Hopefully this isn't just stockholm syndrome speaking though...
We built IOpipe[1] to address these issues by offering our own wrapper[2] that sends telemetry to our service. IOpipe aggregates metrics, and errors, and allows the creation of alerts with multiple rules per alert.
FYI: except on very wide screens that landing page copy is barely readable over the background image, and with a narrow window it's also obscured by the header and navigation.
Have you tried out Azure Functions? It has pretty good features for continuous integration, a CLI where you can run locally, and a really nice monitoring experience. Obviously it's probably not worth migrating an existing project, but it might be useful for future projects. Plus, we have a Serverless Framework plugin.
I used Azure Functions (when I was a MSFT employee, in fact), and found it to be unusable. A list of complaints:
* setup is 100% completely clicky-clicky UI driven, which was a huge pain to scale. instantiation of a Function on behalf of a developer for production use was a huge time sink
* it's clearly a thin veneer on Azure Web Services, and the abstractions leak badly in the portal (deployment credentials, for example)
* the web UI breaks completely and mysteriously if you enable authentication
* management of service princi- uh, I mean, Azure AD Applications was weird, and the (internal to MSFT, I suspect) permissions model to the Graph API was a huge barrier to ease of use
* management of NPM packages required me to start a terminal session in the UI and run commands manually, which was a huge turnoff (and had to be repeated ad nauseam with every new Function created)
* the configuration files for the runtime are utterly undocumented, with the sole exception of the bits used to plug Azure inputs/outputs together. this makes automating things exceedingly difficult. I recall there even being a magic value in the topmost config file
* the edit-commit-push-test cycle was VERY slow, with new commits sometimes taking tens of minutes to "appear" in my function
* I never found a way to run it locally, making the previous point that much worse
* log output is very difficult to find, and can live in a few different places. I spent too much time hunting for errors, especially things like syntax errors that make the runtime itself go kaboom. This was the thing that really killed it for me; if I had an error that resulted in anything but a "clean" return, it was torture trying to figure out where I'd missed the paren.
- It’s true that Functions is built on App Service, but I see that as an advantage. You get all the great features of Continuous Integration, custom domains, automated deployment, etc.

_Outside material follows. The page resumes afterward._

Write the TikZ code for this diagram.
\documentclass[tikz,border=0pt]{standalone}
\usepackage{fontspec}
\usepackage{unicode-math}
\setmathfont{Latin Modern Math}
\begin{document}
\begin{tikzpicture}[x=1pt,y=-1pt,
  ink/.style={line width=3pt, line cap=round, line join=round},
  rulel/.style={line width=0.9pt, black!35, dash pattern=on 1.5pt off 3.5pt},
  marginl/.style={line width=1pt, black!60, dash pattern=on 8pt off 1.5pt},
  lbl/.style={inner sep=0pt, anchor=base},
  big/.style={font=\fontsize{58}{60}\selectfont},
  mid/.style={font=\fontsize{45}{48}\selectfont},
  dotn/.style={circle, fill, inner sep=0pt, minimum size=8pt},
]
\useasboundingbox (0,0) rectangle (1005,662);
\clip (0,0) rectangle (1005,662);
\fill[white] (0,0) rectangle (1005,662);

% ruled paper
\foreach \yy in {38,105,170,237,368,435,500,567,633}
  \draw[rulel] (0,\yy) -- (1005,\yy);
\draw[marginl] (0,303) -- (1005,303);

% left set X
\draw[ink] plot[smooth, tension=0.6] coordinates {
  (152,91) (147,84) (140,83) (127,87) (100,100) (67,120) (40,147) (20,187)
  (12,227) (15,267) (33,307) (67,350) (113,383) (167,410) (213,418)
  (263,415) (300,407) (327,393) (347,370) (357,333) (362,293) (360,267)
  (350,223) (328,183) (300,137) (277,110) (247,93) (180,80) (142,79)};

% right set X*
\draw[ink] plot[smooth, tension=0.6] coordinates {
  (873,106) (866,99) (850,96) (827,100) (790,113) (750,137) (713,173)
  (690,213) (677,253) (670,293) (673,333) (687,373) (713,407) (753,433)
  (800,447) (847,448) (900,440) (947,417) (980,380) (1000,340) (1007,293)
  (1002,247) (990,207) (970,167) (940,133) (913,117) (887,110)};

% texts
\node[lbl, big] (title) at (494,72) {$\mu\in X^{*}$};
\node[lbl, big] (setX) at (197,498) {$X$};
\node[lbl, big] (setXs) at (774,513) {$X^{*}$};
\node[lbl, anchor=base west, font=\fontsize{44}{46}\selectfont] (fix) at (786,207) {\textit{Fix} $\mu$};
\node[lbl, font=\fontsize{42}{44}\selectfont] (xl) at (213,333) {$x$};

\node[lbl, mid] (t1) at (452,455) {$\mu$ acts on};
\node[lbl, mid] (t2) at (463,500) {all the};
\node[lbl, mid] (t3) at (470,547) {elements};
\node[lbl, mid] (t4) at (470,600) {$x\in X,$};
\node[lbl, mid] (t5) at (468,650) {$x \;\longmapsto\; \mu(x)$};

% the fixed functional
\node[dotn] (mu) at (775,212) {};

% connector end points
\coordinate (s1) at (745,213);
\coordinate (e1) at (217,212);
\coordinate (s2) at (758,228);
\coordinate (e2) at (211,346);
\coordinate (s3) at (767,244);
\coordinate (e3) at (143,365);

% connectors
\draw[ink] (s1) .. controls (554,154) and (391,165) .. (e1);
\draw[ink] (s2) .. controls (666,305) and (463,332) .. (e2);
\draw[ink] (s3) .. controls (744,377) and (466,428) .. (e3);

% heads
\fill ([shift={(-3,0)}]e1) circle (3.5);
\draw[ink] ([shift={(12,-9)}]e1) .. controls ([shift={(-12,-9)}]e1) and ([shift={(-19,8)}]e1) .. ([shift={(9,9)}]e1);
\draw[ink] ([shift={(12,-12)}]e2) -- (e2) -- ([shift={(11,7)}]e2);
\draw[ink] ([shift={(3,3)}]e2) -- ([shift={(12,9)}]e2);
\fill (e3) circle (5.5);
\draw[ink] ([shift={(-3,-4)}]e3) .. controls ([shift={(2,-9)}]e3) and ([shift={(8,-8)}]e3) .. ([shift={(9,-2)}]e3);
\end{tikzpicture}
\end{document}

- Indeed, the portal does not do well when auth is enabled and all routes are protected. The problem is that the portal calls admin APIs that are also protected, so it fails. We now have better error messages for this, and we’re tracking this bug: https://github.com/Azure/azure-functions-ux/issues/499
- The Graph API issue is probably not specific to Functions, but it is a bit easier with the Authentication/Authorization feature. Can you provide more detail?
- You can install npm packages at the "root" of your Function and not reinstall them for each Function, just like a normal Node.js app - it walks the directories.
- Our documentation is much better now, and we even have documentation for all bindings in the portal. We also have much better conceptual docs on bindings, see https://docs.microsoft.com/en-us/azure/azure-functions/funct.... We’d welcome any specific feedback on docs that are missing.
- CI should be faster now, it usually takes about 2-3 minutes for commits to show up. It’s fast enough that I’ve demo’d it.
- You can now run locally and debug using the Azure Functions Core Tools (npm i -g azure-functions-core-tools; func init; func host start). See docs: https://docs.microsoft.com/en-us/azure/azure-functions/funct.... This is something that our users always praise us for. We support C# debugging with Visual Studio and JavaScript debugging with VSCode.
- Logs definitely weren't great. Initially, they always went to table storage, but the ones you see streaming in the portal get written to disk to enable the realtime portal stream - they are only written to disk when you're in the portal, so they are "sometimes" there. The good news is that we've tightly integrated Application Insights, which means logs are easy to find. It's easy to alert on failed functions. You can see perf and metric data all in one place without log parsing. For a demo, go to the 6 minute mark of this video: https://www.youtube.com/watch?v=TgB-fs1hwlw&t=6m
Thanks for such a comprehensive follow-up. It's true that it has been a while, and it really does sound like you've addressed nearly all of the issues I had. (btw, the undocumented file was host.json, which it appears may be better documented now)